Anglicans and evangelical groups work to build a Creation Care movement in southern Africa

[ACNS  March 20, 2018] The Green Anglicans network in southern Africa is partnering with a number of ecumenical bodies to create a Creation Care movement in the region. Some 28 Anglicans from eight countries attended a Creation Care and the Gospel Workshop in South Africa recently, organised by Lausanne / World Evangelical Alliance (WEA) Creation Care Network and A Rocha ZA, together with Green Anglicans.

In 2010, more than 4,000 Christian leaders at the 3rd Lausanne Congress on World Evangelisation, in Cape Town, said: “The earth is created, sustained and redeemed by Christ. We cannot claim to love God while abusing what belongs to Christ by right of creation, redemption, and inheritance. . .

“If Jesus is Lord of all the earth, we cannot separate our relationship to Christ from how we act in relation to the earth. For to proclaim the gospel that says ‘Jesus is Lord’ is to proclaim the gospel that includes the earth, since Christ’s Lordship is over all creation. Creation care is thus a gospel issue within the Lordship of Christ.”

The Lausanne / WEA Creation Care Conference (Southern Africa) is part of a global campaign to stimulate a creation care movement across countries of Southern Africa.

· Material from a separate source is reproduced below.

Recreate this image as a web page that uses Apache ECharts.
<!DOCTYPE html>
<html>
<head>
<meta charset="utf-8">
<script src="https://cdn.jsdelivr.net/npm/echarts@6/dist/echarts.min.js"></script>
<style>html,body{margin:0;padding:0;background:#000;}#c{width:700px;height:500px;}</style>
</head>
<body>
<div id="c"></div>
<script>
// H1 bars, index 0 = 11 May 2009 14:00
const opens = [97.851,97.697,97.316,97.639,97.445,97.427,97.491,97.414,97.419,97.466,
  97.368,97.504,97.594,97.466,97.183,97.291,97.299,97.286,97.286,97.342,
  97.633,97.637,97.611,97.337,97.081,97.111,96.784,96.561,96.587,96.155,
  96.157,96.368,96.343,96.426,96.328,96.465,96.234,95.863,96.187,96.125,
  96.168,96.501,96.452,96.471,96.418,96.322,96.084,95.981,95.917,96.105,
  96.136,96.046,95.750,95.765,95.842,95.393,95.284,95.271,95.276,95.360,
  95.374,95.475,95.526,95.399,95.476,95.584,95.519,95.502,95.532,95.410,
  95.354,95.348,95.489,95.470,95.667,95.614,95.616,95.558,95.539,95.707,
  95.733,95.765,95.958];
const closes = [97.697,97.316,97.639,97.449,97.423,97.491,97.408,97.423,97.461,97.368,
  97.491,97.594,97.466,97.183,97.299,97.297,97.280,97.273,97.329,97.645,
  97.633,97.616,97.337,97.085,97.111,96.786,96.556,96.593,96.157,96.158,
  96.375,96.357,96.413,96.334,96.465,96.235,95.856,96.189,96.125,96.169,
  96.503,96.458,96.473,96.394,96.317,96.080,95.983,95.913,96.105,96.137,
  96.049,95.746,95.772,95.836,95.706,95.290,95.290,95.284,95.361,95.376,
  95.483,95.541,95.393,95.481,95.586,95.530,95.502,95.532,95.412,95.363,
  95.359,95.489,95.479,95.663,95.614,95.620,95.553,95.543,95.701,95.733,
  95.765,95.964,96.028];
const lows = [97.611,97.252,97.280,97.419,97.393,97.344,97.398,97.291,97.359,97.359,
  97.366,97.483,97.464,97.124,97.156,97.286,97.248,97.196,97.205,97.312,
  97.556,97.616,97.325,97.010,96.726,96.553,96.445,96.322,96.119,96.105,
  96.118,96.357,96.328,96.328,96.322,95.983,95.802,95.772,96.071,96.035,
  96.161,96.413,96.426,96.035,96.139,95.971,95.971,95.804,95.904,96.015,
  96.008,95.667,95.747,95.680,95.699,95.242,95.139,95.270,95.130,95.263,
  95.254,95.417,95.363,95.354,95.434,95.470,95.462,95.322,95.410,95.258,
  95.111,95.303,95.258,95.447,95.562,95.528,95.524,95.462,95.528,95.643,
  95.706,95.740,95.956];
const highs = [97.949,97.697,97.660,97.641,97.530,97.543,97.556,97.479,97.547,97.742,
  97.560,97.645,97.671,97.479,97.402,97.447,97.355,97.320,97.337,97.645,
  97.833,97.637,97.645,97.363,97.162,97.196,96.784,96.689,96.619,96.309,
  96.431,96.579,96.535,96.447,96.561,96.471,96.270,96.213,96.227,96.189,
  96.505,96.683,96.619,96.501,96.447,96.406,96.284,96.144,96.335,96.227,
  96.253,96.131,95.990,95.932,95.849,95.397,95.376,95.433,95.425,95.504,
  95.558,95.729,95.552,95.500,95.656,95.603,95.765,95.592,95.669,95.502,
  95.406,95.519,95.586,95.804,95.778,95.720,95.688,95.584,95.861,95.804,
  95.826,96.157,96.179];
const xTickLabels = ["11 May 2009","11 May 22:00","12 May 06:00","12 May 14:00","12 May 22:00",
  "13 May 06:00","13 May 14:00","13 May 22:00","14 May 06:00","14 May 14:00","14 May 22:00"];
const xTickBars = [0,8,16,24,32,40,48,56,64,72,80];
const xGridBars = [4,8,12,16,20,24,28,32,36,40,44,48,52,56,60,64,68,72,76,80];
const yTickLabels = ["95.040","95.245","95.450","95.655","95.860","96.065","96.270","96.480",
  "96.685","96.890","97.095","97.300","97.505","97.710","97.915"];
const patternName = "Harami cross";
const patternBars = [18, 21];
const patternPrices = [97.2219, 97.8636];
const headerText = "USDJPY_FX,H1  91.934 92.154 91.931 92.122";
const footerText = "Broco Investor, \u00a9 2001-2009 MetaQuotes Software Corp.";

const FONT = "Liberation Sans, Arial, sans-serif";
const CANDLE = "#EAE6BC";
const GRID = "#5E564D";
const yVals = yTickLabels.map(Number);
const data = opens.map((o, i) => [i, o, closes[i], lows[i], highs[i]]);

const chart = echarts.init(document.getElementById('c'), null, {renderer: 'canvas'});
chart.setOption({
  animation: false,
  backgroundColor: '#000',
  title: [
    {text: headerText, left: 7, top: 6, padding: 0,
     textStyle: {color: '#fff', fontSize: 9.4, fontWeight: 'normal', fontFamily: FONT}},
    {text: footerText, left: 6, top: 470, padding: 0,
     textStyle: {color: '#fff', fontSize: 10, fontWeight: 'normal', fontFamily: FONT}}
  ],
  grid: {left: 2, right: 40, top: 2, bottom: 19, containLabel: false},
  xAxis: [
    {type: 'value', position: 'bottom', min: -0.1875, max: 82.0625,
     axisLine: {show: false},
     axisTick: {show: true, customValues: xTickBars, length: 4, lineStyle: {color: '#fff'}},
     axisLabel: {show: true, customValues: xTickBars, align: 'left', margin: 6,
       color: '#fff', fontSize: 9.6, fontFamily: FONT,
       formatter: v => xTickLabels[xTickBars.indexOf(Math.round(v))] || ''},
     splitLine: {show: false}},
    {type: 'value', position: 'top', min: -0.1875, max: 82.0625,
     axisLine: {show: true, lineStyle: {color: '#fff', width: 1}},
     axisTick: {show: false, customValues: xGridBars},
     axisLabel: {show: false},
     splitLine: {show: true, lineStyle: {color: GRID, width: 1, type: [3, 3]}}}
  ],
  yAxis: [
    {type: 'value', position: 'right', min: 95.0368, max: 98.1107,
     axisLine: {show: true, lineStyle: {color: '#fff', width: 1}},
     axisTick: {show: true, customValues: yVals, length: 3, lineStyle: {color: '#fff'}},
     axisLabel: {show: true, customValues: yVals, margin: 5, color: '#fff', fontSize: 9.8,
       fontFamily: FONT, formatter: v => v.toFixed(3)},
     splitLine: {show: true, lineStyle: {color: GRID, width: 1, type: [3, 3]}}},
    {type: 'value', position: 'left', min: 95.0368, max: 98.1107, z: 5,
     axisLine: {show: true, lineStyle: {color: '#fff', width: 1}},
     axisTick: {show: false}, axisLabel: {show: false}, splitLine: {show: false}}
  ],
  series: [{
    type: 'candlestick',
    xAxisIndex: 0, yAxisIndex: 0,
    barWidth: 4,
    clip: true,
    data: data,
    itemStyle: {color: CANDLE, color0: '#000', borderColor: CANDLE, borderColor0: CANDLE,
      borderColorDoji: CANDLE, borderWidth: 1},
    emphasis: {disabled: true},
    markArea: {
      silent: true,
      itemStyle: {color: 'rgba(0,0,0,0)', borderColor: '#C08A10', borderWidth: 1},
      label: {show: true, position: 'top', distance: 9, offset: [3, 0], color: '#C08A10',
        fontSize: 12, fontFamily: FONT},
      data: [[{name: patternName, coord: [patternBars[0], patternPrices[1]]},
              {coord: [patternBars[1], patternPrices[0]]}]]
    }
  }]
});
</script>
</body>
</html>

The conference sought to empower Christians to develop new and strengthen existing creation care partnerships and initiatives throughout Southern Africa, by exploring the theme of creation care in the Bible, equipping, catalysing and facilitating Christian creation care movements in local contexts and to encourage existing initiatives within the region, exchanging stories of creation care in action, and developing a strong and active regional network of creation care practitioners and advocates.